亀山社中は、高い操船技術を生かして戦争にも参加します。1866年に勃発した第二次長州征伐では、薩摩藩名義で買った長州藩所有の船ユニオン号を、操船技術に熟達した亀山社中の石田英吉が長州藩の要請を受けて船長となります。石田英吉は、巧みな航海技術を生かして、関門海峡の門司周辺にあった幕府側砲台に砲撃を加え、これを破壊し、長州軍の門司上陸を支援しました。また亀山社中が商いで仲介した西洋式の銃は、性能面で幕府が保有している銃を上回り、戦況を長州藩優位に進めることが可能になりました。
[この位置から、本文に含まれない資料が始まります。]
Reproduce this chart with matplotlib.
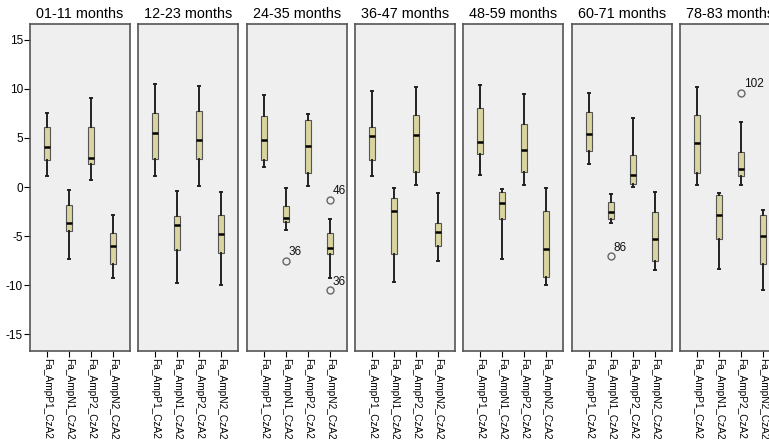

この頃の薩長同盟は密約で、薩摩藩は表立った行動はとりませんでしたが、坂本龍馬らの亀山社中を通じて、薩摩藩の意向を示すことができました。

龍馬のブーツ像から長崎市街を眺める

亀山社中の伝統は海援隊に引き継がれ、やがて日本の経済界を支える大企業へ

亀山社中の目覚ましい活躍は、土佐藩の耳にも入りました。当時の土佐藩の実権を握っていた参政の後藤象二郎は、亀山社中のリーダー格で元土佐藩士の坂本龍馬を引き込むと有利になると考え、坂本龍馬と会談します。こうして坂本龍馬は後藤象二郎と手を結び土佐藩に復帰し、亀山社中は「海援隊」と名前を改め、土佐藩の組織となりました。「海援隊」が出来た1867年の11月に隊長に就任した坂本龍馬は暗殺されてしまいますが、翌年の明治元年に解散するまで各地で活動しました。亀山社中・海援隊の組織からは、後の外務大臣となる陸奥宗光や初代衆議院議長の中島信行などの多数の人材を生みました。また亀山社中・海援隊をベースとして、土佐藩士の後藤象二郎が土佐商会、その後に岩崎弥太郎が九十九商会・三菱商会・郵便汽船三菱会社を設立します。これらの組織は、後の日本郵船や三菱商事などに発展していきました。幕末の動乱期に活躍した亀山社中の伝統は、現在の日本経済界を支える企業に引き継がれています。

司馬遼太郎の小説『竜馬がゆく』の文学碑

復元工事が施された亀山社中跡

昭和39年に、当時産経新聞に「竜馬が行く」を連載していた作家の司馬遼太郎氏が取り壊しが噂される亀山社中があったとされる建物を訪れた際に、「この書き物を書いている私としては少し惜しいような気がした」と見聞に残しました。このことをきっかけに亀山社中跡を保存する機運が高まり、取り壊しの危機を回避することができました。平成元年には「亀山社中ば活かす会」によって内部が公開され、多くの人々が訪れる施設となっています。平成18年に閉鎖して復元工事が施された後、平成21年に「長崎市亀山社中記念館」としてリニューアルオープンしました。記念館内部は、10畳・8畳・3畳の部屋と土間に分かれており、隠し部屋とされる中2階は、はしごを登って中を見学することができます。また坂本龍馬のブーツのレプリカやピストル、書簡の写し、亀山社中の人々の写真など、亀山社中や海援隊に関する資料が展示されています。

 

龍馬ゆかりの場所が多い亀山社中跡の周辺

亀山社中跡の周辺には、縦横無尽に張り巡らせた長崎独特の坂道があり、港町長崎の風景を楽しむ場所が至るところにあります。また「長崎市亀山社中記念館」の近くには、記念撮影スポットして人気のブロンズ製の「龍馬のぶーつ」、若宮稲荷神社、風頭公園の「坂本龍馬像」などがあります。寺町通りの禅林寺と深崇寺の間から亀山社中跡を経て風頭公園に至る石段の坂道は「龍馬通り」と呼ばれており、長崎市亀山社中記念館への行き帰りには、通ってみたいところです。皆さんも亀山社中跡を訪れてみて、幕末の動乱期に活躍した亀山社中に思いを馳せてみてはいかがでしょうか。